No one was surprised when Channel Nine extended its 6pm Sydney news service to an hour during last year's bushfires. But when the crisis abated, the extended bulletin remained.
Clearly, Nine was testing the waters for a national one-hour service to compete with Seven's Today Tonight, from which host Helen Kapalos resigned on Monday.
Today Tonight presenter quits
Helen Kapalos has resigned as host of Channel 7's Today Tonight and will join the network's flagship current affairs program, Sunday Night.
Nine's news chiefs scrutinised the ratings each morning and were pleased by what they saw. Previously, a sizeable chunk of 6pm news viewers switched off when A Current Affair started at 6.30pm. Now, most stayed to watch the longer bulletin. And in the 6pm to 7.30pm period overall, Nine's figures were growing.
With the business preparing to float – and having bought the underperforming Adelaide and Perth stations from WIN – a national one-hour bulletin appeared inevitable. Yet Nine's spokespeople insisted, through stifled laughter, that A Current Affair would return to its 6.30pm slot in Sydney "soon".

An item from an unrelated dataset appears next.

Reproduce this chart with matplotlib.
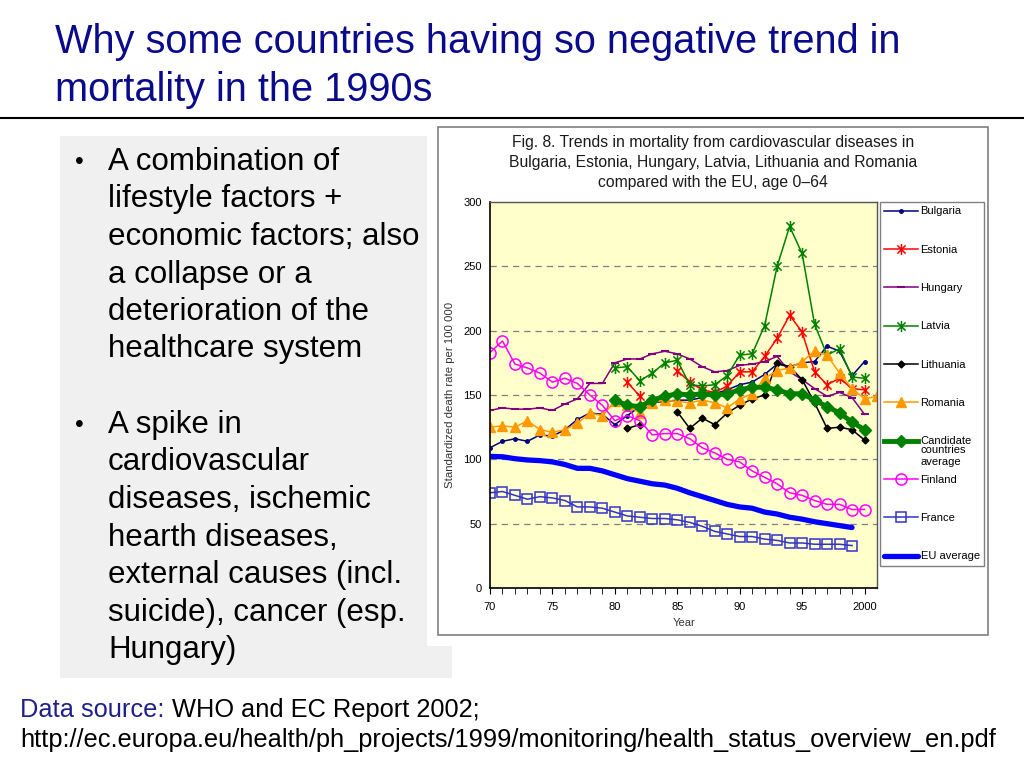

Of course, it didn't. Rather, Nine rolled out its national one-hour bulletin in January without so much as a tweet to herald it.
The missed promotional opportunities, Nine decided, were outweighed by the advantage of catching Seven off guard. When it comes to nightly news and current affairs, it's trench warfare between our two biggest networks.
There's a good reason for this. Despite big-budget reality shows and dramas hogging the headlines, news and current affairs are a pillar of every commercial station. Each weeknight, Seven's and Nine's 6pm news, and Today Tonight and A Current Affair, are among the top 10 programs – and frequently, the top five. A network might get 15 to 20 weeks out of a reality or scripted program, while news runs all year. And light entertainment and drama audiences can be fickle, while news viewers are comparatively loyal.
In other words, news and current affairs are the meat and potatoes of a network's schedule. They provide a solid lead-in to the 7.30pm offering, as well as being an important platform from which to promote new shows. Most importantly, they deliver strong and consistent advertising revenue.
No wonder Nine and Seven are fighting so fiercely to snatch viewers from each other. And history shows it can be done. Nine, historically, was Australia's news and current affairs leader until Seven usurped it a decade ago.
Over the past few years, however, Nine has re-gained its mojo. It finished 2013 as the No. 1 network in the key demographics of viewers aged 25-54, 18-49, and 16-39. But among all viewers, Seven is still the country's top-rating network.
The news battle is closer than it has been in a long time, too. To its credit, Nine kept long-serving Melbourne newsreader Peter Hitchener after he was overtaken by Seven's Peter Mitchell. Slowly but surely, Hitchener clawed back his lead and now claims the biggest winning margin between any Nine and Seven bulletin in the country.
In Sydney, Nine's Peter Overton is out-rating Seven's Chris Bath and Nine has also re-asserted its dominance in Brisbane, while Seven's news remains unbeatable in Adelaide and Perth.
This leaves the future of Today Tonight in doubt – which might seem strange for a program that often cracks the top five. Seven, however, will not take Nine's recent advancements lying down.
Sources inside the network say that all options are on the table, from leaving Today Tonight untouched to scrapping it entirely.
Some Seven executives want to "re-invigorate" the tabloid show, providing a point of difference to Nine's one-hour news. Others favour keeping Today Tonight in Adelaide and Perth – where it comfortably beats Nine – but launching one-hour news across the east coast. Another option is to "roll" Today Tonight segments into a one-hour bulletin.
The fact that Seven is already experimenting with a truncated 20-minute version of Today Tonight in Sydney and Melbourne suggests it is seriously considering changing its line-up.
For now, however, A Current Affair's Tracy Grimshaw is likely to compete with the residents of Summer Bay when Home and Away returns, given the long-running soapie is still a strong performer for Seven.
Either way, one thing seems certain: prime time will feel oddly repetitive to many viewers this year.
Not only has Nine stretched its news and current affairs block to 90 minutes, but all three commercial networks will soon "strip" their reality programs across multiple nights: My Kitchen Rules on Seven, The Block: Fans v Faves on Nine and The Biggest Loser: Challenge Australia on Ten.
Among all this, Channel Ten – which finished fourth behind the ABC last year – is planning to give Seven and *Nine a run for its money in news and current affairs. The network has hired Peter Meakin, a former news and current affairs chief at Seven and Nine, to reinvigorate its offering.
This battle, in theory, should be good for viewers.
For industry observers, it will be fascinating, with 2014 set to become the year in which the evening news becomes the news.